N. Korean missile found in Ukraine used European, US-made parts

N. Korean missile found in Ukraine used European, US-made parts
People stand around a crater crated by a Russian missile strike, amid Russia’s attack on Ukraine, in the village of Buda-Babynetska, outside Bucha, near Kyiv, Ukraine, on Feb 15, 2024. (Photo: Reuters)

KYODO – A North Korean missile fired into eastern Ukraine by Russia contained hundreds of electronic components that trace back to companies headquartered in Europe, the United States, Japan, China and elsewhere, according to a British research institute.

The findings by Conflict Armament Research show that North Korea can acquire parts from overseas to manufacture weapons, circumventing United Nations (UN) sanctions imposed to curb its ballistic missile and nuclear development programs.

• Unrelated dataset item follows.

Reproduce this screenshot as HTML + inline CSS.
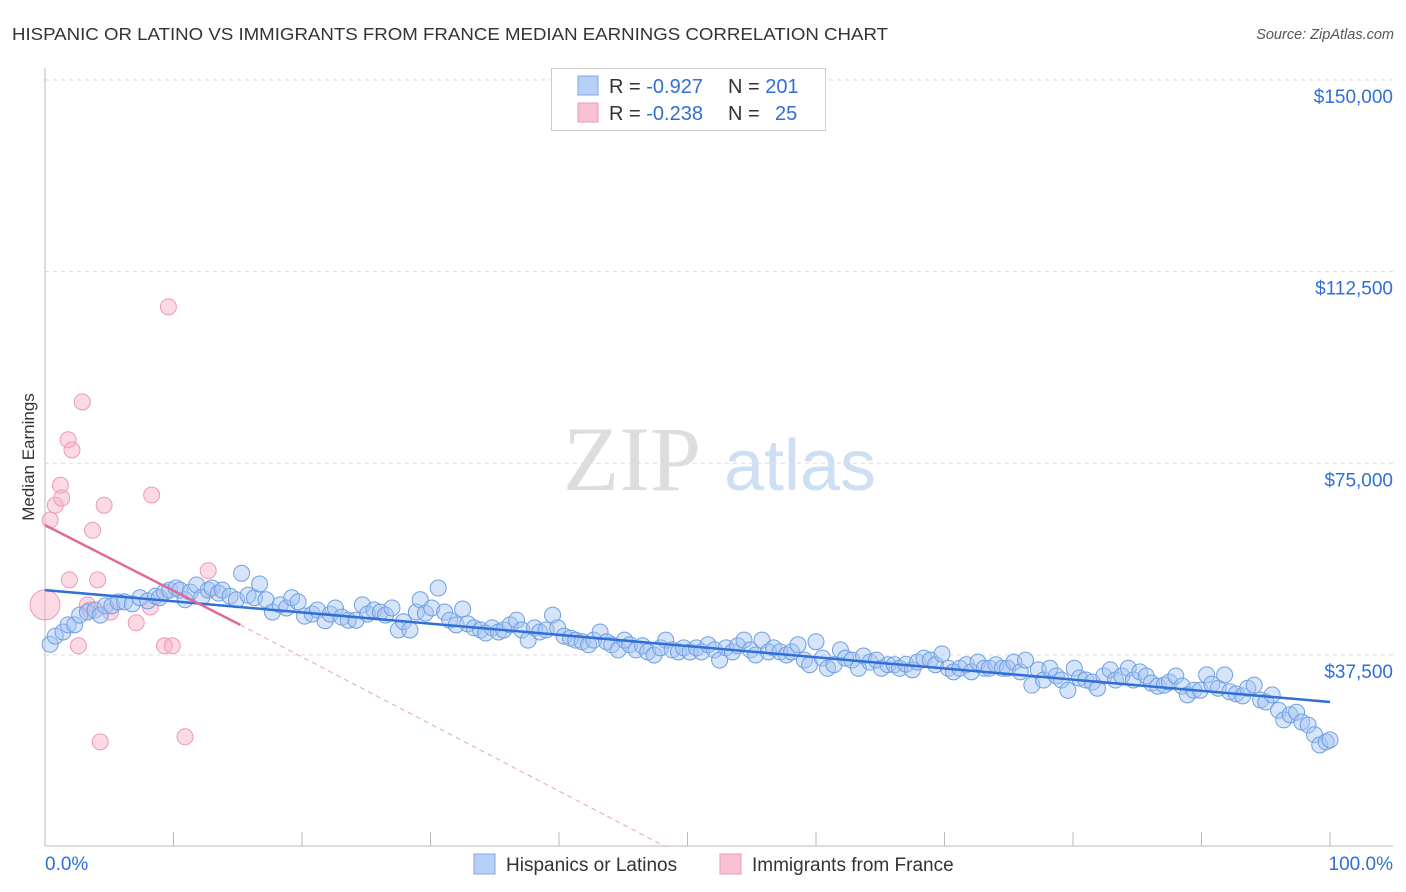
<!DOCTYPE html>
<html><head><meta charset="utf-8"><style>
body{margin:0;background:#fff;font-family:"Liberation Sans",sans-serif}
svg{display:block}
</style></head><body>
<svg id="chart" width="1406" height="892">
<text x="12" y="40" font-size="17.5" fill="#333" textLength="876" lengthAdjust="spacingAndGlyphs">HISPANIC OR LATINO VS IMMIGRANTS FROM FRANCE MEDIAN EARNINGS CORRELATION CHART</text>
<text x="1394" y="39" font-size="14.5" fill="#555" font-style="italic" text-anchor="end">Source: ZipAtlas.com</text>
<text x="34" y="457" font-size="17" fill="#333" text-anchor="middle" transform="rotate(-90 34 457)">Median Earnings</text>
<g><text x="632" y="490" font-size="92" fill="#ddd" font-family="Liberation Serif,serif" text-anchor="middle">ZIP</text><text x="800" y="490" font-size="72" fill="#cfdff3" text-anchor="middle">atlas</text></g>
<g id="grid"></g><g id="axes"></g><g id="trend"></g><g id="pts"></g>
<g>
<rect x="551.5" y="68.5" width="274" height="62" fill="#fff" stroke="#ccc"/>
<rect x="578" y="76" width="20" height="19" fill="#b8d0f5" stroke="#7ea6e6"/>
<rect x="578" y="103" width="20" height="19" fill="#f8c2d3" stroke="#e99ab5"/>
<text x="609" y="93" font-size="20" fill="#333">R = <tspan fill="#2f6fd6">-0.927</tspan><tspan x="728">N = </tspan><tspan fill="#2f6fd6">201</tspan></text>
<text x="609" y="120" font-size="20" fill="#333">R = <tspan fill="#2f6fd6">-0.238</tspan><tspan x="728">N = </tspan><tspan fill="#2f6fd6" x="775">25</tspan></text>
</g>
<g>
<rect x="474" y="854" width="21" height="20" fill="#b8d0f5" stroke="#7ea6e6"/>
<text x="506" y="871" font-size="19" fill="#333">Hispanics or Latinos</text>
<rect x="720" y="854" width="21" height="20" fill="#f8c2d3" stroke="#e99ab5"/>
<text x="752" y="871" font-size="19" fill="#333">Immigrants from France</text>
</g>
</svg>
<script>
const yTicks=[37500,75000,112500,150000];
const yTickLabels=["$37,500","$75,000","$112,500","$150,000"];
const xTicks=[0,10,20,30,40,50,60,70,80,90,100];
const bluePct=[0.4,0.8,1.4,1.8,2.3,2.7,3.3,3.9,4.3,4.7,5.2,5.7,6.2,6.8,7.4,8.0,8.6,8.9,9.3,9.7,10.2,10.5,10.9,11.3,11.8,12.2,12.7,13.0,13.5,13.8,14.4,14.9,15.3,15.8,16.3,16.7,17.2,17.7,18.3,18.8,19.2,19.7,20.2,20.8,21.2,21.8,22.2,22.6,23.1,23.6,24.2,24.7,25.1,25.6,26.1,26.5,27.0,27.5,27.9,28.4,28.9,29.2,29.6,30.1,30.6,31.1,31.5,32.0,32.5,32.9,33.4,33.9,34.3,34.8,35.3,35.7,36.2,36.7,37.1,37.6,38.1,38.5,39.0,39.5,39.9,40.4,40.9,41.3,41.8,42.3,42.7,43.2,43.7,44.1,44.6,45.1,45.5,46.0,46.5,46.9,47.4,47.9,48.3,48.8,49.3,49.7,50.2,50.7,51.1,51.6,52.1,52.5,53.0,53.5,53.9,54.4,54.9,55.3,55.8,56.3,56.7,57.2,57.7,58.1,58.6,59.1,59.5,60.0,60.5,60.9,61.4,61.9,62.3,62.8,63.3,63.7,64.2,64.7,65.1,65.6,66.1,66.5,67.0,67.5,67.9,68.4,68.9,69.3,69.8,70.3,70.7,71.2,71.7,72.1,72.6,73.1,73.5,74.0,74.5,74.9,75.4,75.9,76.3,76.8,77.3,77.7,78.2,78.7,79.1,79.6,80.1,80.5,81.0,81.5,81.9,82.4,82.9,83.3,83.8,84.3,84.7,85.2,85.7,86.1,86.6,87.1,87.5,88.0,88.5,88.9,89.4,89.9,90.4,90.8,91.3,91.8,92.2,92.7,93.2,93.6,94.1,94.6,95.0,95.5,96.0,96.4,96.9,97.4,97.8,98.3,98.8,99.2,99.7,100];
const blueK=[39.6,41.2,42.0,43.4,43.4,45.3,45.9,46.3,45.3,47.1,47.1,47.9,47.9,47.5,48.7,48.1,49.0,48.7,49.8,50.2,50.6,50.2,48.3,49.8,51.2,48.8,50.2,50.6,49.6,50.2,49.0,48.3,53.5,49.2,48.7,51.4,48.3,45.9,47.3,46.7,48.7,47.9,45.1,45.5,46.3,44.2,45.5,46.7,44.9,44.3,44.3,47.3,45.5,46.3,45.9,45.3,46.7,42.4,44.0,42.4,45.9,48.3,45.7,46.7,50.6,45.9,44.3,43.4,46.5,43.6,42.8,42.4,41.8,42.8,42.0,42.4,43.4,44.3,42.4,40.4,42.8,42.0,42.4,45.3,42.8,41.2,40.8,40.4,40.1,39.5,40.4,42.0,40.1,39.5,38.5,40.4,39.5,38.5,39.3,38.1,37.5,38.9,40.4,38.5,38.1,38.9,38.1,38.9,38.1,39.5,38.5,36.5,38.9,38.1,39.3,40.4,38.5,37.5,40.4,38.1,38.9,38.1,37.5,38.1,39.5,36.5,35.6,40.1,36.9,34.9,35.6,38.5,36.9,36.5,34.9,37.3,36.1,36.5,34.9,35.6,35.6,34.9,35.7,34.6,36.1,36.9,36.5,35.6,37.7,34.9,34.2,34.9,35.6,34.2,36.1,34.9,34.9,35.6,34.9,34.9,36.1,34.2,36.5,31.6,34.6,32.6,34.9,33.4,32.6,30.6,34.9,33.0,32.6,32.2,31.0,33.4,34.6,32.6,33.4,34.9,32.6,34.2,33.4,32.0,31.4,31.6,32.2,33.4,31.4,29.7,30.6,30.6,33.6,31.8,31.0,33.6,30.3,29.9,29.5,31.0,31.6,28.7,28.3,29.7,26.7,24.8,25.8,26.3,24.4,23.8,21.9,19.9,20.5,20.9];
const pinkPct=[0,0.4,0.8,1.2,1.3,1.8,2.1,1.9,2.6,2.9,3.3,3.7,4.1,4.3,4.6,5.1,7.1,8.2,8.3,9.3,9.9,10.9,9.6,12.7,3.5];
const pinkK=[47.3,63.9,66.8,70.7,68.2,79.6,77.6,52.2,39.3,87.0,47.3,61.9,52.2,20.5,66.8,45.9,43.8,46.9,68.8,39.3,39.3,21.5,105.6,54.0,46.3];
const blueTrendPct=[0,100];const blueTrendK=[50.2,28.3];
const pinkTrendPct=[0,15.2];const pinkTrendK=[62.9,43.4];
const pinkDashPct=[15.2,48.3];const pinkDashK=[43.4,0];

const NS="http://www.w3.org/2000/svg";
const X0=45,X1=1330,YB=846.7,PXK=191.7/37.5;
const xs=p=>X0+p*(X1-X0)/100;
const ys=k=>YB-k*PXK;
function mk(tag,attrs,parent){const e=document.createElementNS(NS,tag);for(const a in attrs)e.setAttribute(a,attrs[a]);document.getElementById(parent).appendChild(e);return e;}
yTicks.forEach((t,i)=>{
  const y=ys(t/1000);
  const g=mk('line',{x1:X0,x2:1393,y1:y,y2:y,stroke:'#ddd','stroke-dasharray':'4,4'},'grid');
  
  
  const l=mk('text',{x:1393,y:y+23,'font-size':19,fill:'#2f6fd6','text-anchor':'end'},'axes');
  l.textContent=yTickLabels[i];
  
  
});
const topg=mk('line',{x1:X0,x2:1393,y1:80,y2:80,stroke:'#ddd','stroke-dasharray':'4,4'},'grid');


const ya=mk('line',{x1:X0,x2:X0,y1:68,y2:846,stroke:'#bbb'},'axes');


const xa=mk('line',{x1:X0,x2:1393,y1:846,y2:846,stroke:'#bbb'},'axes');


xTicks.forEach(t=>{const x=xs(t);const tk=mk('line',{x1:x,x2:x,y1:832,y2:846,stroke:'#bbb'},'axes');

});
const xl=mk('text',{x:45,y:870,'font-size':19,fill:'#2f6fd6'},'axes');xl.textContent='0.0%';


const xr=mk('text',{x:1393,y:870,'font-size':19,fill:'#2f6fd6','text-anchor':'end'},'axes');xr.textContent='100.0%';


pinkPct.forEach((p,i)=>{const c=mk('circle',{cx:xs(p),cy:ys(pinkK[i]),r:i===0?15:8,fill:'rgba(246,172,197,0.45)',stroke:'#eb9ab7','stroke-width':1},'pts');

});
bluePct.forEach((p,i)=>{const c=mk('circle',{cx:xs(p),cy:ys(blueK[i]),r:8,fill:'rgba(165,195,243,0.45)',stroke:'#6f9fe0','stroke-width':1},'pts');

});
const bt=mk('line',{x1:xs(blueTrendPct[0]),y1:ys(blueTrendK[0]),x2:xs(blueTrendPct[1]),y2:ys(blueTrendK[1]),stroke:'#2f6fd6','stroke-width':2.5},'trend');


const pt=mk('line',{x1:xs(pinkTrendPct[0]),y1:ys(pinkTrendK[0]),x2:xs(pinkTrendPct[1]),y2:ys(pinkTrendK[1]),stroke:'#e06a95','stroke-width':2.5},'trend');


const pd=mk('line',{x1:xs(pinkDashPct[0]),y1:ys(pinkDashK[0]),x2:xs(pinkDashPct[1]),y2:ys(pinkDashK[1]),stroke:'#eaa0ba','stroke-width':1,'stroke-dasharray':'5,4'},'trend');


document.getElementById('chart').appendChild(document.getElementById('trend'));
</script>
</body></html>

The institute analysed the debris from a North Korean-made missile recovered from the eastern Ukraine city of Kharkiv on Jan 2 and found that over 290 of its electronic components bear the brands of 26 companies headquartered in China, Germany, Japan, the Netherlands, Singapore, Switzerland, Taiwan and the US.

Of the components, 75.5% were related to companies in the United States, 11.9% to companies in Germany and 3.1% to those in Japan, with most manufactured within the last three years, the institute said.

Based on the findings, the institute concluded that the missile could not have been assembled before March last year.

North Korea “has developed a robust acquisition network capable of circumventing, without detection, sanction regimes that have been in place for nearly two decades,” said the institute in the report. The entity did not disclose the names of the companies.